To begin, we have to import all the classes that we will need to be able to use our framework.

In [3]:
import warnings
import time
import argparse
from FrImCla.utils.conf import Conf
from imutils import paths
from __future__ import print_function
from FrImCla.index_features import generateFeatures
from FrImCla.StatisticalComparison import statisticalComparison
from FrImCla.train import train
from FrImCla.prediction import prediction
warnings.simplefilter(action="ignore", category=FutureWarning)

### Configuring the dataset path

First of all we have to know the path which we have our dataset. The dataset must have a folder for each class that we want to predict. 

In [4]:
datasetPath = "/home/magarcd/Escritorio/FrImCla/melanoma"

### Configuring output path

Now we have to indicate to the program where we want to save the results that the framework will generate.

In [5]:
outputPath = "/home/magarcd/Escritorio/FrImCla/output/ppppppppp"

### Batch size

With this parameter, we configure the size of the batch in which the framework divides the set of images. Then the framework studies the images of each batch. This is to avoid high consumption of memory and optimize its use as much as possible. 

In [6]:
batchSize = 32 

### Feature Extractor

In this step we decide the feature extractor models that we are going to use with our dataset. These models will extract the most important points of the images. Then we save the points and with the classifier models that we will choose after this, we will classify the images with the classes of the dataset. Each feature extractor model has a different way to collect the most important points and for this reason we have to compare the models, because there is not a model that always fits better with the datasets.

In [7]:
featureExtractors = [["inception","False"]]

Now that we have the feature extractor models we can execute the algorithm that collect the features of the dataset for each model.
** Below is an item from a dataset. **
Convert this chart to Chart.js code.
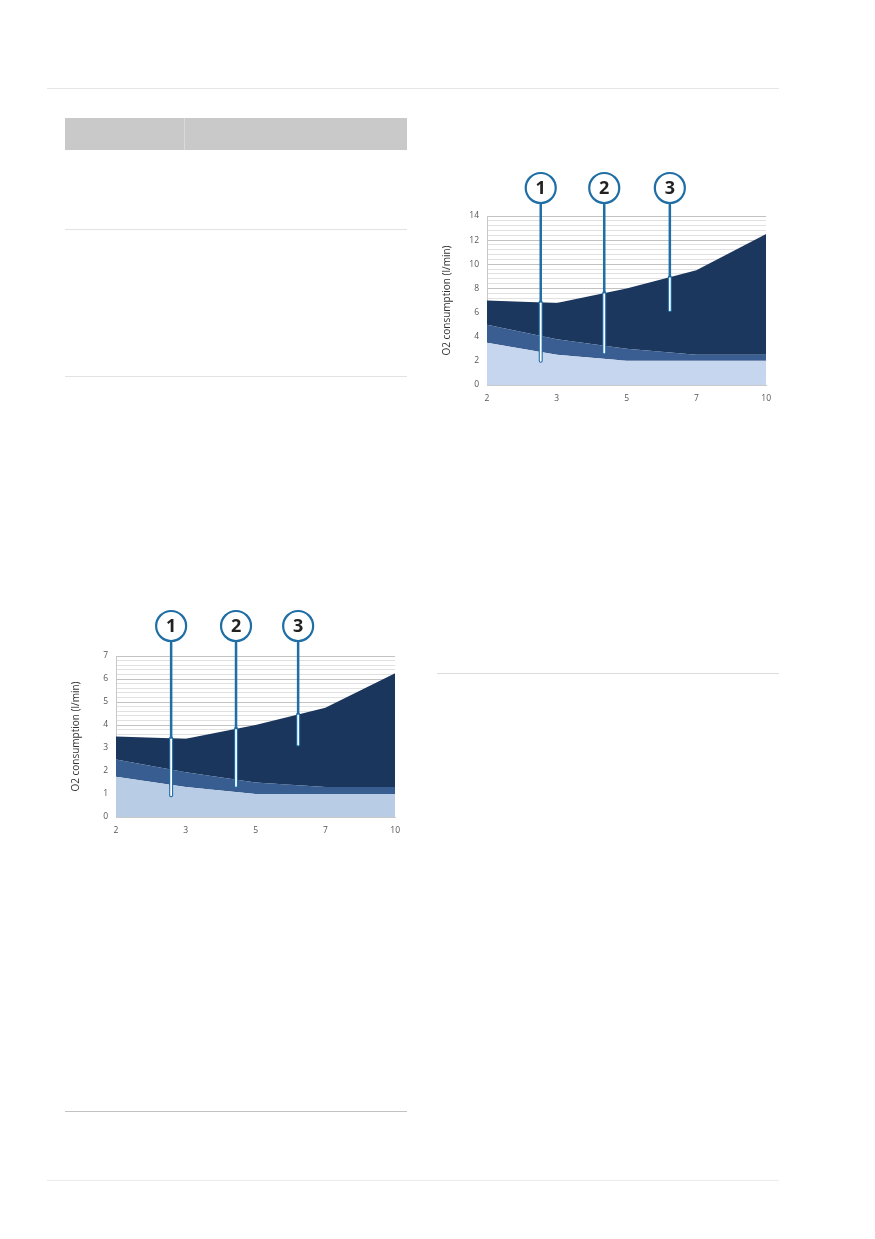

The only thing that we have to do is indicate the paths of the dataset and the output and the models that we want to use for the study. The verbose parameter is to indicate whether we want to appear information about the execution on console.

In [None]:
verbose = False
generateFeatures(outputPath, batchSize, datasetPath, featureExtractors, verbose)
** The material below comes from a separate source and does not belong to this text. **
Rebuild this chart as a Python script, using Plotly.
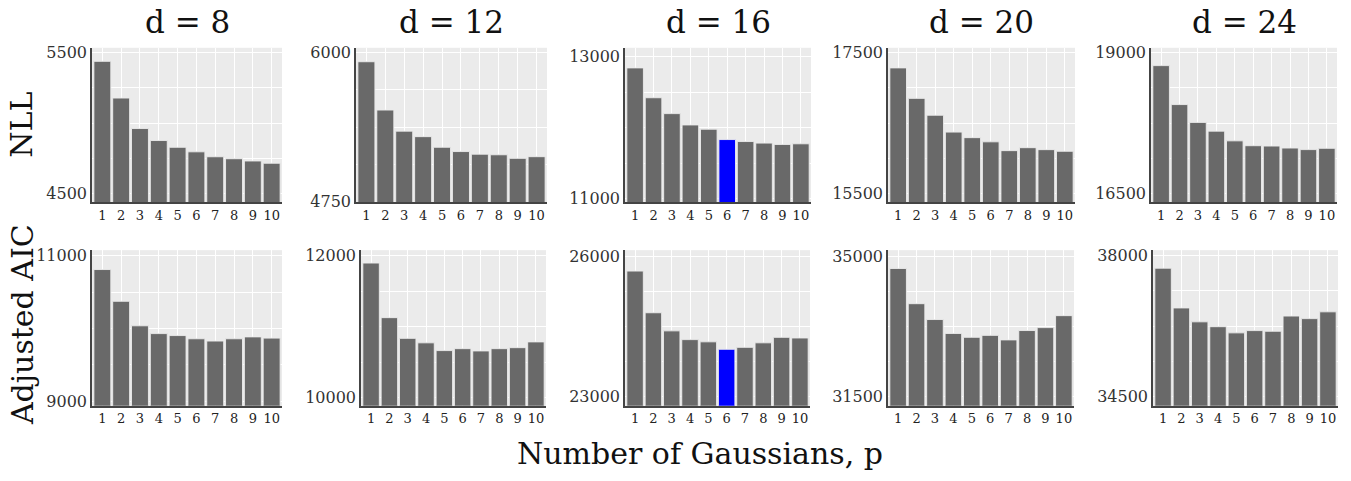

This algorithm will create a set of files that contains the features of the images. Each file corresponds to a model of those indicated above. 

### Classification models

Once we have stored the features of the images, we have to choose the clasiffication models that we are going to use for the dataset. All these classifiers will be used for each feature extractor model to know which is the performance of every combination.

In [7]:
modelClassifiers = [ "MLP","SVM","KNN", "LogisticRegression", "GradientBoost", "RandomForest"]
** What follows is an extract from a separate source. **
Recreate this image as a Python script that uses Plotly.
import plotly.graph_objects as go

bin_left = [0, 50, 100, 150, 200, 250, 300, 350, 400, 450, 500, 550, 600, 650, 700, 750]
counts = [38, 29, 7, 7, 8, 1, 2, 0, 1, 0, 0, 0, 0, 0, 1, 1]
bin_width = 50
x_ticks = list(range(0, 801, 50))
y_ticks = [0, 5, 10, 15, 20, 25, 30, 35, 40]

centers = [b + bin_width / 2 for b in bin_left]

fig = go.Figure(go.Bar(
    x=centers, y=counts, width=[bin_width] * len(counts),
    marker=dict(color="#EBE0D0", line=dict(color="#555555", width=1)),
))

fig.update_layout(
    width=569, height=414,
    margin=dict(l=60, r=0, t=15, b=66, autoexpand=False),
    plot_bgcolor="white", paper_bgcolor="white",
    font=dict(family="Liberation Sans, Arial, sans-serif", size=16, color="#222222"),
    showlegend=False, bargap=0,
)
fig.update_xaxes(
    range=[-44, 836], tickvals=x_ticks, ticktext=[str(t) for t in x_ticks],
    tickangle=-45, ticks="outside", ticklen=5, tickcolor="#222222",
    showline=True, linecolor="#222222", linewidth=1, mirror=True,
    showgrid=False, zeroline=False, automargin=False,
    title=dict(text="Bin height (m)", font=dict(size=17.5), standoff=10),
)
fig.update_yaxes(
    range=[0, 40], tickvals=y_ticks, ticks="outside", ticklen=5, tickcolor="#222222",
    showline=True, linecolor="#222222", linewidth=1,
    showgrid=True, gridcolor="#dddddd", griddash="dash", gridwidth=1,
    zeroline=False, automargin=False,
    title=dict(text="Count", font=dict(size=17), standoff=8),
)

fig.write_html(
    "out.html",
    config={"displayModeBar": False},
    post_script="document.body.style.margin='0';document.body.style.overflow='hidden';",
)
With the classifiers chosen, now that we have to do is to carry out a statistical analysis. The analysis studies and compares every combination. Once the analysis has compared all the combinations gives us the best combination of feature extractor model and classifier model and all the combinations that have not significant differencies with the best result.  

### Performance measures

We have to select a performance measure to know which is the best model. In this case, there are five different measures (accuracy, recall, precision, auroc and f1). The user have to select only one of the five measures. Accuracy is the default measure.

In [8]:
measure = "accuracy"

In [11]:
statisticalComparison(outputPath, datasetPath, featureExtractors, modelClassifiers, measure, verbose)

ImportError: [joblib] Attempting to do parallel computing without protecting your import on a system that does not support forking. To use parallel-computing in a script, you must protect your main loop using "if __name__ == '__main__'". Please see the joblib documentation on Parallel for more information

### Training the best model

Finally, we have to train the resulting combination. In this step, we only train the best model with all the images of the datset. In this case we do not split the dataset in test and train data, we need all the images to train and improve the results of the model. 

In [9]:
trainingSize = 1
train(outputPath, datasetPath, trainingSize)

Once we have the model trained, we can predict the class of the new images.

### Prediction

Now, with the best model trained we can predict the classes of our images. For this task, we have developed another algorithm to use the model. This execution will give us the predicted class of the image that we choose. 

In [None]:
image = "negat.jpg"
featureExtractor = ["inception", "False"]
prediction(image, outputPath, datasetPath, featureExtractor, classifier)